As ondas foram ficando cada vez maiores. E entre elas surgiam cavidades que pareciam querer sugar o barco para as profundezas. A embarcação era jogada de um lado para o outro num ritmo frenético. Eu estava apavorado com aquela sucessão de emoções fortes. Mas os dois casais que estavam comigo pareciam se divertir com aquilo tudo. Eles não paravam de beber e davam gritos de farra quando uma onda maior fazia as velas do barco quase encostar nas águas do oceano. “Fica tranqüilo, Waldir, se o barco virar a gente nada até o litoral”, gritava o primo da Gisele, dando gargalhadas, enquanto eu o fuzilava com um olhar de ódio.


“Quer uma cerveja, Waldir?”, me perguntava Maurício, quando uma onda gigantesca avançou sobre o barco e lançou um incrível jato de água sobre o meu rosto. “Não, Maurício, eu não quero cerveja! Eu quero terra firme!”, respondi sem conseguir esconder o pânico e a irritação. Maurício sorria sem parar, parecendo estar se divertindo muito com tudo aquilo. “Fica tranqüilo que esse barco é inglês e ele não vira nunca”, disse ele quando, mais uma vez, uma onda enorme quase vira o barco. Logo começou a chover, aumentando a sensação de frio provocada pelo vento.


Os minutos pareciam intermináveis naquela tarde de sábado. Eu ansiava por terra firme mas, ao mesmo tempo, conseguia perceber uma beleza muito grande naquele movimento do mar. Aos poucos fui percebendo que a melhor maneira de lidar com aquela situação era me deixar levar pelas ondas. Não reagir ao seu movimento, nem mesmo emocionalmente. Certos estavam meus amigos ao encarar aquilo como um privilégio. Uma oportunidade rara de diversão que a natureza estava proporcionando. Aos poucos fui ficando mais calmo e aceitando com serenidade as ondas, a chuva e o vento. E foi assim que chegamos de volta à Baía da Guanabara. Agora o mar estava com menos ondas, o vento havia diminuído e só a chuva caía inclemente sobre as nossas cabeças.



Navegar é Preciso

Navegadores antigos tinham uma frase gloriosa:
"Navegar é preciso; viver não é preciso".
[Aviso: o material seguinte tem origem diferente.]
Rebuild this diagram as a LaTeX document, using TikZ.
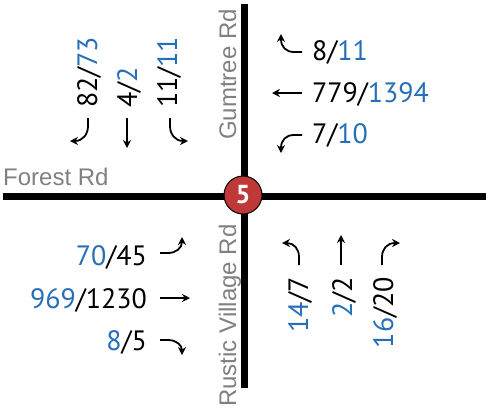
\documentclass[tikz,border=0pt]{standalone}
\usepackage{fontspec}
\setmainfont{Liberation Sans}
\newfontfamily\numfont{PT Sans}
\usetikzlibrary{arrows.meta}
\definecolor{vblue}{RGB}{38,110,184}
\definecolor{roadgray}{RGB}{128,128,128}
\definecolor{badgered}{RGB}{190,57,55}
\begin{document}
\begin{tikzpicture}[x=1pt,y=-1pt,
  road/.style={line width=7pt, black},
  roadname/.style={text=roadgray, font=\fontsize{24}{24}\selectfont, inner sep=0pt},
  vol/.style={font=\numfont\fontsize{28}{28}\selectfont, inner sep=0pt},
  mv/.style={line width=1.8pt, -{Stealth[length=8pt,width=8pt]}}
]
\useasboundingbox (0,0) rectangle (487,413);
\coordinate (w) at (3,196); \coordinate (e) at (486,196);
\coordinate (n) at (244,4); \coordinate (s) at (244,388);
\draw[road] (w) -- (e);
\draw[road] (n) -- (s);
\node[circle, fill=badgered, draw=black, line width=1pt, minimum size=38pt, inner sep=0pt, text=white, font=\numfont\bfseries\fontsize{26}{26}\selectfont] (badge) at (243,195) {5};
% road names
\node[roadname, anchor=base west] (forest) at (3,185) {Forest Rd};
\node[roadname, rotate=90, anchor=base west] (gumtree) at (236,140) {Gumtree Rd};
\node[roadname, rotate=90, anchor=base west] (rustic) at (236,407) {Rustic Village Rd};
% NE volumes
\node[vol, anchor=base west] (ne1) at (312,60) {8/\textcolor{vblue}{11}};
\node[vol, anchor=base west] (ne2) at (312,102) {779/\textcolor{vblue}{1394}};
\node[vol, anchor=base west] (ne3) at (312,143) {7/\textcolor{vblue}{10}};
% NW volumes
\node[vol, rotate=90, anchor=base west] (nw1) at (97,108) {82/\textcolor{vblue}{73}};
\node[vol, rotate=90, anchor=base west] (nw2) at (137,108) {4/\textcolor{vblue}{2}};
\node[vol, rotate=90, anchor=base west] (nw3) at (177,108) {11/\textcolor{vblue}{11}};
% SW volumes
\node[vol, anchor=base east] (sw1) at (147,265) {\textcolor{vblue}{70}/45};
\node[vol, anchor=base east] (sw2) at (147,308) {\textcolor{vblue}{969}/1230};
\node[vol, anchor=base east] (sw3) at (147,350) {\textcolor{vblue}{8}/5};
% SE volumes
\node[vol, rotate=90, anchor=base east] (se1) at (308,277) {\textcolor{vblue}{14}/7};
\node[vol, rotate=90, anchor=base east] (se2) at (352,277) {\textcolor{vblue}{2}/2};
\node[vol, rotate=90, anchor=base east] (se3) at (393,277) {\textcolor{vblue}{16}/20};
% NE arrows
\draw[mv] (302,52) -- (294,52) .. controls (286,52) and (281,47) .. (281,34);
\draw[mv] (302,93) -- (272,93);
\draw[mv] (302,135) -- (294,135) .. controls (286,135) and (281,140) .. (281,153);
% NW arrows
\draw[mv] (88,118) -- (88,126) .. controls (88,134) and (83,141) .. (70,141);
\draw[mv] (127,118) -- (127,148);
\draw[mv] (170,118) -- (170,126) .. controls (170,134) and (175,141) .. (188,141);
% SW arrows
\draw[mv] (160,253) -- (168,253) .. controls (176,253) and (182,248) .. (182,237);
\draw[mv] (160,298) -- (190,298);
\draw[mv] (160,340) -- (168,340) .. controls (176,340) and (182,345) .. (182,355);
% SE arrows
\draw[mv] (299,265) -- (299,257) .. controls (299,249) and (294,243) .. (282,243);
\draw[mv] (341,265) -- (341,235);
\draw[mv] (382,265) -- (382,257) .. controls (382,249) and (387,243) .. (400,243);
\end{tikzpicture}
\end{document}
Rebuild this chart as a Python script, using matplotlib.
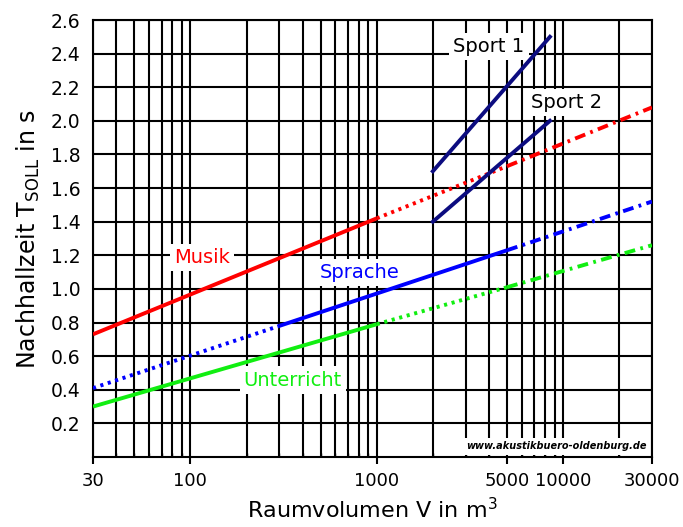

Quero para mim o espírito [d]esta frase,
transformada a forma para a casar como eu sou:
Viver não é necessário; o que é necessário é criar.
Não conto gozar a minha vida; nem em gozá-la penso.
Só quero torná-la grande, a
inda que para isso tenha de ser o meu corpo
e a (minha alma) a lenha desse fogo.


Só quero torná-la de toda a humanidade;
ainda que para isso tenha de a perder como minha.
Cada vez mais assim penso.

Cada vez mais ponho da essência anímica do meu sangue
o propósito impessoal de engrandecer a pátria e contribuir
para a evolução da humanidade.


É a forma que em mim tomou o misticismo da nossa Raça.